GH: Do the Greens have a better solution to Manus Island?

SL: The Labor opposition has not laid a glove on Tony Abbott for six months. Part of that is that they are fatally compromised on Manus Island, they are hardly going to come out and condemn the horror show that they set in motion. They look like a deer caught in headlights in that they don’t really know what to say and have not been very effective.

The Labor refugee policy was designed to stop the boats by being more terrifying than the Taliban and the boats haven’t stopped, they are being turned around, we have militarised the area of the ocean, but in succeeding in that we are up there now being competitively as terrifying as the Iranian Secret Police or the Sri Lankans in their white vans, and now people are killing themselves, or being killed, or self-mutilating or becoming mentally ill.

Lab/Lib policy to stop deaths at sea is: ‘We need to abuse their human rights in prison camps indefinitely’. Now we have had someone murdered in their care.

Would it be possible to prevent people drowning without becoming a regional human rights abuser?

The Greens strongly believe it is possible, we know it is possible as Fraser did it in the 1970s, during war in Indochina. Use the vast amount of money being spent on detention camps and use it on UN personnel in Malaysia and Indonesia, getting into the camps and saying: ‘Whatever you do don’t get onto these boats because 100 people have died.

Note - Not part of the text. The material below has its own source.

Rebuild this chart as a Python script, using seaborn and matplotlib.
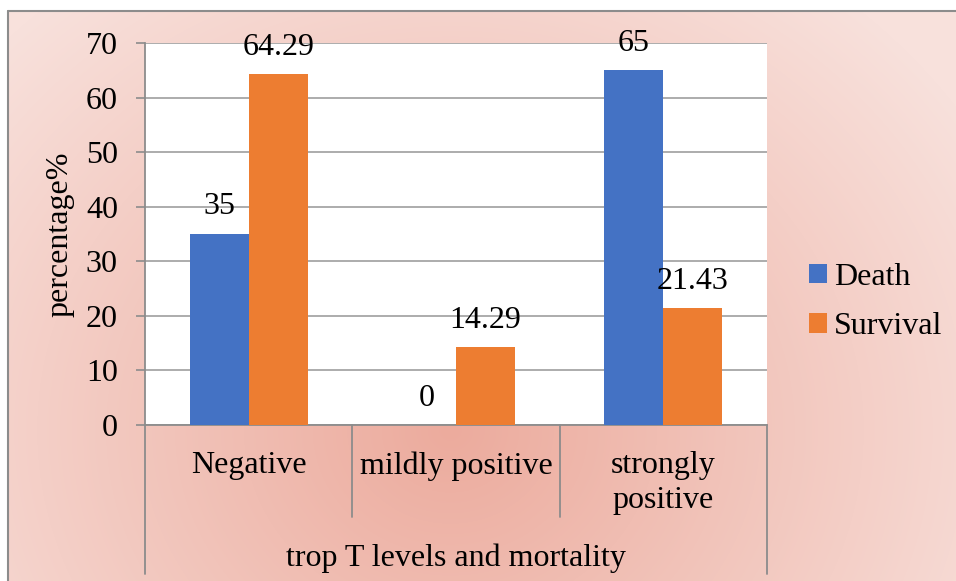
import numpy as np
import pandas as pd
import matplotlib
matplotlib.use('Agg')
import matplotlib.pyplot as plt
import matplotlib.colors as mcolors
import seaborn as sns

# data
levels = ['Negative', 'mildly positive', 'strongly\npositive']
death = [35, 0, 65]
survival = [64.29, 14.29, 21.43]
series = ['Death', 'Survival']
yticks = [0, 10, 20, 30, 40, 50, 60, 70]

df = pd.DataFrame({
    'level': levels * 2,
    'pct': death + survival,
    'outcome': [series[0]] * 3 + [series[1]] * 3,
})

sns.set_theme(style='white')
plt.rcParams['font.family'] = ['Liberation Serif', 'DejaVu Serif']
plt.rcParams['text.color'] = 'black'
plt.rcParams['axes.labelcolor'] = 'black'
plt.rcParams['xtick.labelcolor'] = 'black'
plt.rcParams['ytick.labelcolor'] = 'black'
FS = 23

W, H = 956, 581
fig = plt.figure(figsize=(W / 100, H / 100), dpi=100)
fig.patch.set_facecolor('white')

# gradient background like the office chart area
bg = fig.add_axes([0, 0, 1, 1], zorder=-5)
bg.set_xlim(0, W)
bg.set_ylim(H, 0)
bg.axis('off')
xx, yy = np.meshgrid(np.arange(8, W), np.arange(11, H))
d = np.sqrt(((xx - 450) / 620.0) ** 2 + ((yy - 430) / 560.0) ** 2).clip(0, 1)
c_mid = np.array(mcolors.to_rgb('#ecab9d'))
c_edge = np.array(mcolors.to_rgb('#f8e1dc'))
img = c_mid[None, None, :] * (1 - d[..., None]) + c_edge[None, None, :] * d[..., None]
bg.imshow(img, extent=(8, W, H, 11), aspect='auto', interpolation='bilinear')
bg.plot([8, W], [11, 11], color='#8c8c8c', lw=1.5)
bg.plot([8, 8], [11, H], color='#8c8c8c', lw=1.5)

ax = fig.add_axes([145 / W, 1 - 425 / H, (767 - 145) / W, (425 - 43) / H])
ax.set_facecolor('white')

sns.barplot(data=df, x='level', y='pct', hue='outcome', order=levels,
            palette=['#4472C4', '#ED7D31'], width=0.57, saturation=1,
            linewidth=0, ax=ax, zorder=3)

for cont in ax.containers:
    ax.bar_label(cont, fmt='%g', padding=9, fontsize=FS, color='black')

ax.set_ylim(0, 70)
ax.set_yticks(yticks)
ax.set_xlim(-0.5, 2.5)
ax.yaxis.grid(True, color='#a6a6a6', lw=1.3, zorder=0)
ax.set_axisbelow(True)
for s in ['top', 'right']:
    ax.spines[s].set_visible(False)
for s in ['left', 'bottom']:
    ax.spines[s].set_color('#8c8c8c')
    ax.spines[s].set_linewidth(1.3)

ax.tick_params(axis='y', which='both', left=True, length=6.5, width=1.2,
               color='#8c8c8c', labelcolor='black', pad=13, labelsize=FS)
ax.tick_params(axis='x', bottom=False, pad=13, labelcolor='black', labelsize=FS)
ax.set_xticks(range(len(levels)))
ax.set_xticklabels(levels, linespacing=1.24)

# category divider lines below the axis
tr = ax.get_xaxis_transform()
for xv, ylow in [(-0.5, -0.39), (0.5, -0.241), (1.5, -0.241), (2.5, -0.39)]:
    ax.plot([xv, xv], [0, ylow], transform=tr, color='#8c8c8c', lw=1.3,
            clip_on=False)

ax.set_ylabel('percentage%', fontsize=FS, labelpad=8, color='black')
ax.set_xlabel('trop T levels and mortality', fontsize=FS, color='black')
ax.xaxis.set_label_coords(0.5, -0.31)

leg = ax.legend(title=None, frameon=False, loc='center left',
                bbox_to_anchor=(1.068, 0.322), borderaxespad=0, borderpad=0,
                handlelength=0.55, handleheight=0.55, handletextpad=0.22,
                labelspacing=0.64, fontsize=FS)
for t in leg.get_texts():
    t.set_color('black')

fig.savefig('out.png', dpi=100, facecolor=fig.get_facecolor())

If you stay here you will be cared for, your human rights won’t be abused and eventually you will be resettled’. You expand the humanitarian intake here and other countries in the region. Prioritise the areas in the transit camps in Malaysia and Indonesia, so that when people come into the camps there is a queue and the queue is moving, it instantly collapses the so-called ‘business model’ of the people smugglers.

GH: What is your top priority in this campaign?

SL: Labor should be proud of the Clean Energy Act, on domestic climate policy we created a good set of laws that are working and we are really proud to defend it. If I lose it will be to the Palmer United Party (PUP) or a minor party, and then we won’t be able to, and we will be one vote short when the renewable energy target come up.

In our view it is the single most important issue going, everything else will be rendered meaningless within the next decade or two if we don’t get this one right.

We have a climate change-denying PM and administration who are effectively advocating and acting on behalf of legacy fossil industries, we need to hold and protect what we have got so that when these people have gone in 2016 there is more to work with, and so that we haven’t been set back a decade.

They have launched a war on renewable energy, their number one campaign slogan is to wreck the clean energy act.

GH: What do you think about the Liberal’s attack on the carbon and mining taxes being ‘anti WA’?

SL: I think Abbott is misreading the local mood on anti-WA mining and carbon tax, there is no local uprising or groundswell demanding an end to the mining tax, it is harmless, and it collects no money, the least effective piece of policy I have ever seen. On the other hand, the carbon tax is the most effective piece of public policy I have ever seen.

GH: How has the mood changed since September 2013?

SL: Last election people voted against a dysfunctional government, and Tony Abbott was one of the most effective opposition leaders in modern political history.

Six months on, Labor has done its leadership detox and now we have ‘actual Tony Abbott’, saying we have too many trees and too many National Parks; penalty rates need to be hit; we are going to smash up the ABC; and that we don’t need renewable energy. On all these fronts people are getting unified and starting to push back and realise this government is disaster.